Any economist who remotely accepts capitalism will acknowledge that by marketing things, we create extra demand that human needs alone do not justify. Extra demand equals growth, and growth is fundamental to the workings of our economy.

The Do Not Call Registry ( that has just taken effect to govern telemarketing is bad for the economy. So deleterious, in fact, that the positive effect of June’s quarter-point interest-rate cut may be more than negated by the hundreds of thousands of consumers who have already blocked their phones to inbound sales calls.

Even under superficial analysis, this registry, which is cosmetically beneficial for the consumer, is a huge mistake:

1. The penetration of telephones is greater than that of televisions, computers and even literacy. We are potentially cutting off the single biggest source for selling.

2. If we are worried about intrusion, we should add Internet spam, door-to-door sales, street vendors and all other forms of push marketing to the list.

3. As for the coercion aspect, there are perpetrators who are far more insidious than telemarketers. At least you see telemarketing coming. When will the “brainwashing” potential of television or the disguised “manipulation” of product placement come up for review?

4. For lower-income people (I know, having worked in this area), the phone is the critical point of contact and a status symbol. Has anyone asked these people what they want? Many don’t have the luxury of going online or jumping in their SUVs to shop or have a comfortable retirement courtesy of Del Webb.

5. Lots of jobs will be lost. Jobs held by single moms, high-school dropouts and other vulnerable groups. The people who run these operations won’t be the first ones out of work. The poor souls who make the calls will be.

6. This action will cause some telemarketing operations to close and will drive up the cost of doing business. It may, in fact, erase opportunities—the only opportunities some people have to find out about and buy new products they may want. And it will reduce the chances some entrepreneurs have to sell their products.

7. All sorts of marketing opportunities come from the flexibility of calling times (which are already regulated) that traditional shopping does not allow. Not everyone works Monday to Friday in a 9-to-5 job.

8. The phone companies will lose revenue. Let’s not forget, telecom stocks are hardly enjoying their best years.

The reality is that telemarketing became fashionable to hate. Therefore, it was an easy target —far easier than the overt (and endless covert) advertising on television, the in-program endorsements by radio presenters and the other forms of saturation marketing out there.

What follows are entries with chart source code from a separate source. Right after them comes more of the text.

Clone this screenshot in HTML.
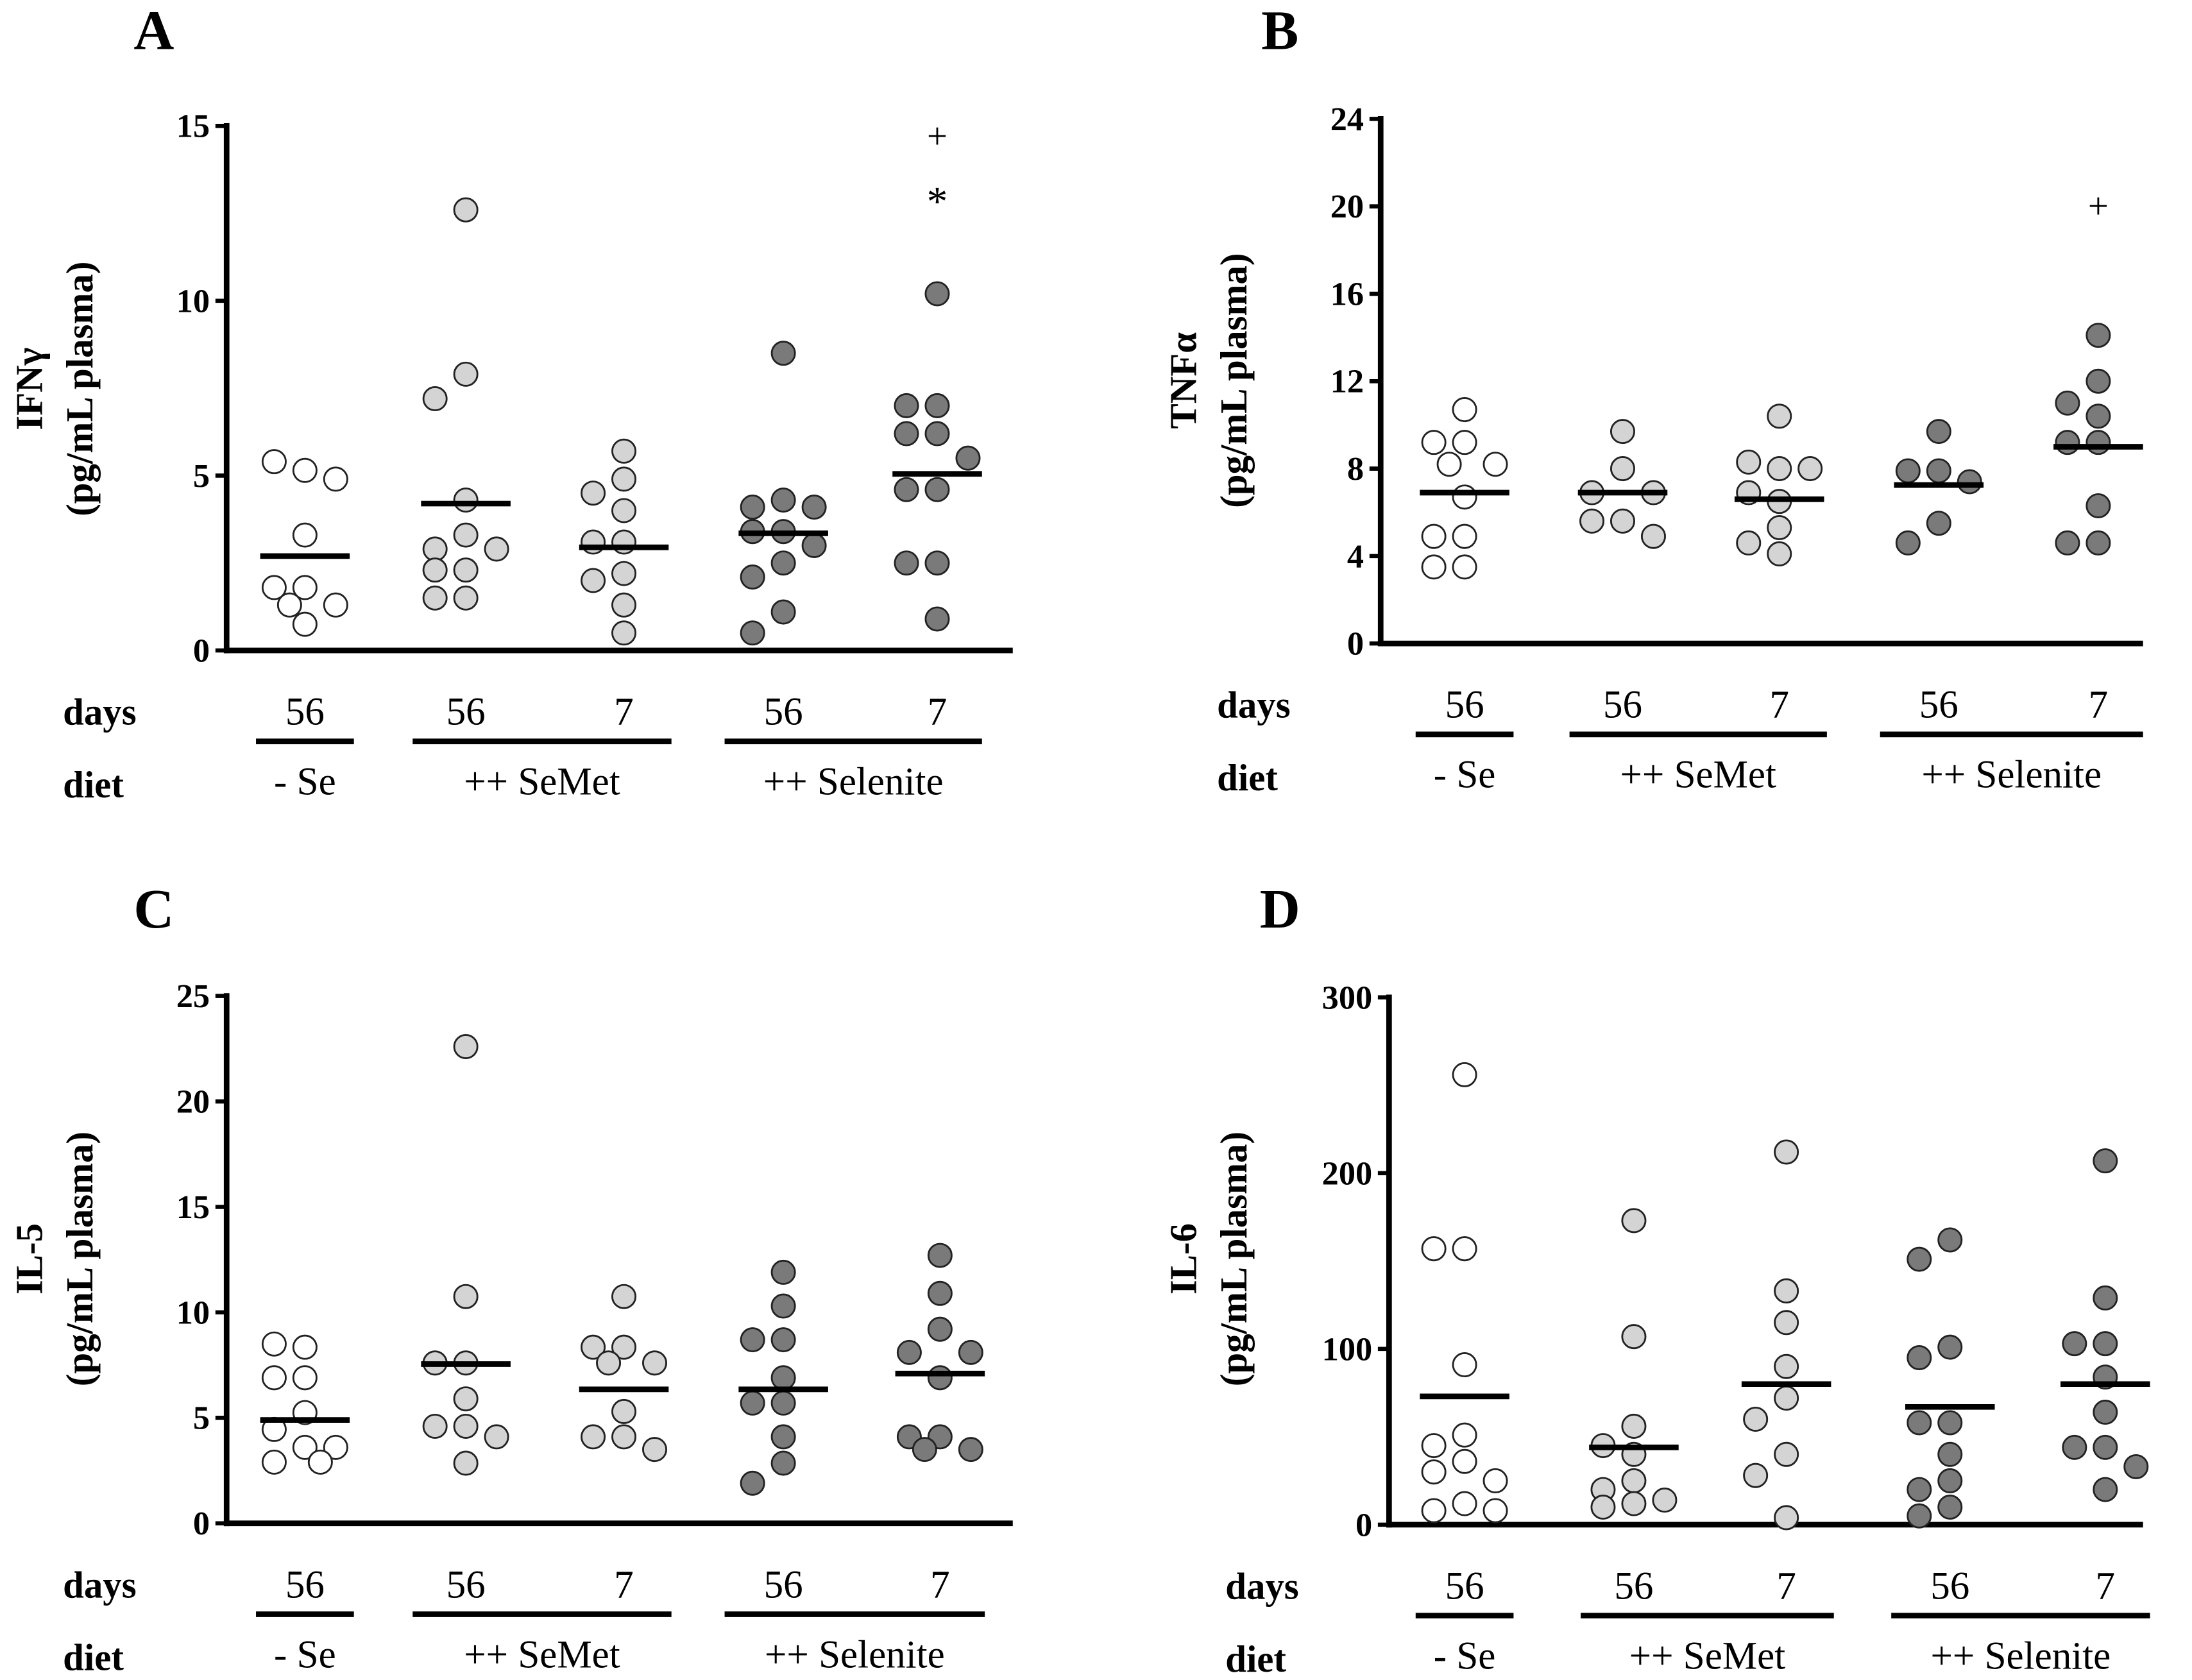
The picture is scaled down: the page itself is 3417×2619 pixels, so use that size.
<!DOCTYPE html>
<html><head><meta charset="utf-8"><style>
html,body{margin:0;padding:0;background:#fff}
svg{display:block}
text{font-family:"Liberation Serif","DejaVu Serif",serif;fill:#000}
</style></head><body>
<svg id="fig" width="3417" height="2619" viewBox="0 0 1567 1201" xmlns="http://www.w3.org/2000/svg"></svg>
<script>
// ---- data ----
const groupsDays = ["56","56","7","56","7"];
const fillKinds = [0,1,1,2,2];
const kindFill = ["#ffffff","#d4d4d4","#7a7a7a"];

const ifnValues = [
  [5.15,5.4,4.9,3.3,1.8,1.8,1.3,1.3,0.75],
  [12.6,7.9,7.2,4.3,3.3,2.9,2.9,2.3,2.3,1.5,1.5],
  [5.7,4.9,4.5,4.0,3.1,3.1,2.2,2.0,1.3,0.5],
  [8.5,4.3,4.1,4.1,3.4,3.4,2.5,2.1,1.1,0.5,3.0],
  [10.2,7.0,7.0,6.2,6.2,5.5,4.6,4.6,2.5,2.5,0.9]
];
const ifnMeans = [2.7,4.2,2.95,3.35,5.05];
const ifnTicks = [0,5,10,15];

const tnfValues = [
  [10.7,9.2,9.2,8.2,8.2,6.7,4.9,4.9,3.5,3.5],
  [9.7,8.0,6.9,6.9,5.6,5.6,4.9],
  [10.4,8.0,8.3,6.9,6.5,5.3,4.6,4.1,8.0],
  [9.7,7.9,7.9,7.4,5.5,4.6],
  [14.1,12.0,11.0,10.4,9.2,9.2,6.3,4.6,4.6]
];
const tnfMeans = [6.9,6.9,6.6,7.25,9.0];
const tnfTicks = [0,4,8,12,16,20,24];

const il5Values = [
  [8.35,8.5,6.9,6.9,5.25,4.45,3.6,3.6,2.9,2.9],
  [22.6,10.75,7.6,7.6,5.9,4.6,4.6,4.1,2.85],
  [10.75,8.35,8.35,7.6,7.6,5.3,4.1,4.1,3.5],
  [11.9,10.3,8.7,8.7,6.9,5.7,5.7,4.1,2.85,1.9],
  [12.7,10.9,9.2,8.1,8.1,6.9,4.1,4.1,3.5,3.5]
];
const il5Means = [4.9,7.55,6.35,6.35,7.1];
const il5Ticks = [0,5,10,15,20,25];

const il6Values = [
  [256,157,157,91,51,45,36,30,25,12,8,8],
  [173,107,56,45,40,25,20,14,12,10],
  [212,133,115,90,72,60,40,28,4],
  [162,151,101,95,58,58,40,25,20,10,5],
  [207,129,103,103,84,64,44,44,33,20]
];
const il6Means = [73,44,80,67,80];
const il6Ticks = [0,100,200,300];

const panels = [
  {letter:"A", title:"IFN\u03b3", vals:ifnValues, means:ifnMeans, ticks:ifnTicks, max:15,
   ax:162, top:90, bot:465, right:724, centers:[218,333,446,560,670], lx:110, ly:35, tx:30, ty:278,
   notes:[["+",98,4],["*",140,4]]},
  {letter:"B", title:"TNF\u03b1", vals:tnfValues, means:tnfMeans, ticks:tnfTicks, max:24,
   ax:987, top:85, bot:460, right:1532, centers:[1047,1160,1272,1386,1500], lx:915, ly:35, tx:855, ty:272,
   notes:[["+",148,4]]},
  {letter:"C", title:"IL-5", vals:il5Values, means:il5Means, ticks:il5Ticks, max:25,
   ax:162, top:712, bot:1089, right:724, centers:[218,333,446,560,672], lx:110, ly:663, tx:30, ty:900, notes:[]},
  {letter:"D", title:"IL-6", vals:il6Values, means:il6Means, ticks:il6Ticks, max:300,
   ax:993, top:713, bot:1090, right:1532, centers:[1047,1168,1277,1394,1505], lx:915, ly:663, tx:855, ty:900, notes:[]}
];

const NS="http://www.w3.org/2000/svg";
const svg=document.getElementById("fig");
function mk(tag,attrs,parent){const e=document.createElementNS(NS,tag);for(const k in attrs)e.setAttribute(k,attrs[k]);(parent||svg).appendChild(e);return e;}
function txt(s,attrs,parent){const e=mk("text",attrs,parent);e.textContent=s;return e;}

panels.forEach((p,pi)=>{
  const g=mk("g",{});
  
  
  const y=v=>p.bot-(v/p.max)*(p.bot-p.top);
  const L=txt(p.letter,{x:p.lx,y:p.ly,"font-size":40,"font-weight":"bold","text-anchor":"middle"},g);
  
  
  const tg=mk("g",{transform:`translate(${p.tx},${p.ty}) rotate(-90)`},g);
  
  
  txt(p.title,{x:0,y:0,"font-size":27,"font-weight":"bold","text-anchor":"middle"},tg);
  txt("(pg/mL plasma)",{x:0,y:36,"font-size":27,"font-weight":"bold","text-anchor":"middle"},tg);
  const ya=mk("line",{x1:p.ax,y1:p.top-2,x2:p.ax,y2:p.bot+2,stroke:"#000","stroke-width":4},g);
  
  
  const xa=mk("line",{x1:p.ax-2,y1:p.bot,x2:p.right,y2:p.bot,stroke:"#000","stroke-width":4},g);
  
  
  p.ticks.forEach(t=>{
    const tk=mk("line",{x1:p.ax-8,y1:y(t),x2:p.ax,y2:y(t),stroke:"#000","stroke-width":3},g);
    
    
    const tl=txt(String(t),{x:p.ax-12,y:y(t)+8,"font-size":24,"font-weight":"bold","text-anchor":"end"},g);
    
    
  });
  const r=8.3;
  p.vals.forEach((arr,gi)=>{
    const placed=[];
    const cx=p.centers[gi];
    arr.forEach(v=>{
      const py=y(v);
      const offs=[0,-22,22,-11,11];
      let best=0,bestD=-1;
      for(const o of offs){
        const dmin=placed.length?Math.min(...placed.map(q=>Math.hypot(q[0]-o,q[1]-py))):999;
        if(dmin>=2*r+1){best=o;bestD=dmin;break;}
        if(dmin>bestD){bestD=dmin;best=o;}
      }
      placed.push([best,py]);
      const c=mk("circle",{cx:cx+best,cy:py,r:r,fill:kindFill[fillKinds[gi]],stroke:"#222","stroke-width":1.3},g);
      
      
    });
    const m=mk("line",{x1:cx-32,x2:cx+32,y1:y(p.means[gi]),y2:y(p.means[gi]),stroke:"#000","stroke-width":4},g);
    
    
    const d=txt(groupsDays[gi],{x:cx,y:p.bot+53,"font-size":28,"text-anchor":"middle"},g);
    
    
  });
  p.notes.forEach(n=>{
    const a=txt(n[0],{x:p.centers[n[2]],y:n[1]+(n[0]=="+"?8:14),"font-size":n[0]=="+"?26:30,"text-anchor":"middle",fill:n[0]=="+"?"#555":"#000"},g);
    
    
  });
  const base=p.bot;
  const dl=txt("days",{x:p.ax-117,y:base+53,"font-size":27,"font-weight":"bold"},g);
  
  
  const el=txt("diet",{x:p.ax-117,y:base+105,"font-size":27,"font-weight":"bold"},g);
  
  
  const c=p.centers;
  const spans=[[c[0]-35,c[0]+35,"- Se"],[c[1]-38,c[2]+34,"++ SeMet"],[c[3]-42,c[4]+32,"++ Selenite"]];
  spans.forEach(s=>{
    const ln=mk("line",{x1:s[0],x2:s[1],y1:base+65,y2:base+65,stroke:"#000","stroke-width":4},g);
    
    
    const dt=txt(s[2],{x:(s[0]+s[1])/2,y:base+103,"font-size":28,"text-anchor":"middle"},g);
    
    
  });
});
</script>
</body></html>
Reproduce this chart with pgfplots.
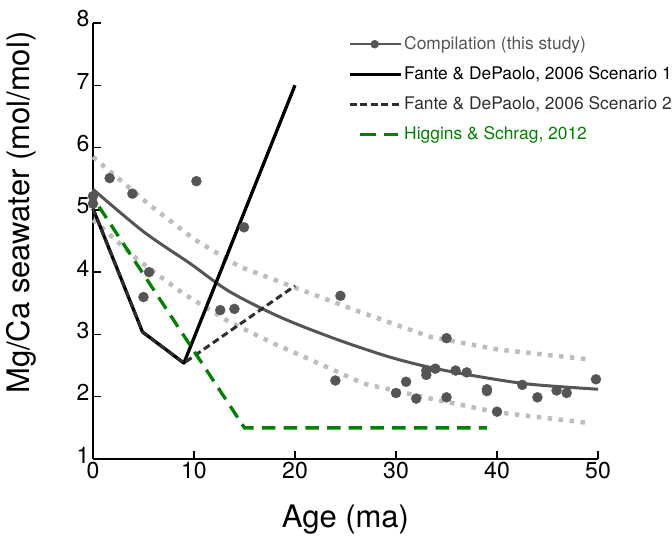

The vision of a middle-class utopia in which the odd phone-sales call breaks up a family’s bucolic serenity no doubt had a part to play in the creation of this law. If our lawmakers had more respect for the broader effects of their actions, perhaps this and other recent shoot-first-and-ask-questions-later behavior could be avoided.

We are setting a precedent that may lay the groundwork for far more sweeping restrictions on the marketing industry. Nobody is forced to buy anything in our society. If TV and print ads that have managed to put five pairs of sneakers into every teenager’s closet are not seen as dangerous, they may be soon, especially with 2004 elections around the corner.

A controversial but brilliant British politician, the late Enoch Powell, who was far brighter than any of the current senior Washington politicians I can think of, summed up the dangers of this type of act best: “Remove advertising, disable a person or firm from proclaiming its wares and their merits, and the whole of society and of the economy is transformed. The enemies of advertising are the enemies of freedom.”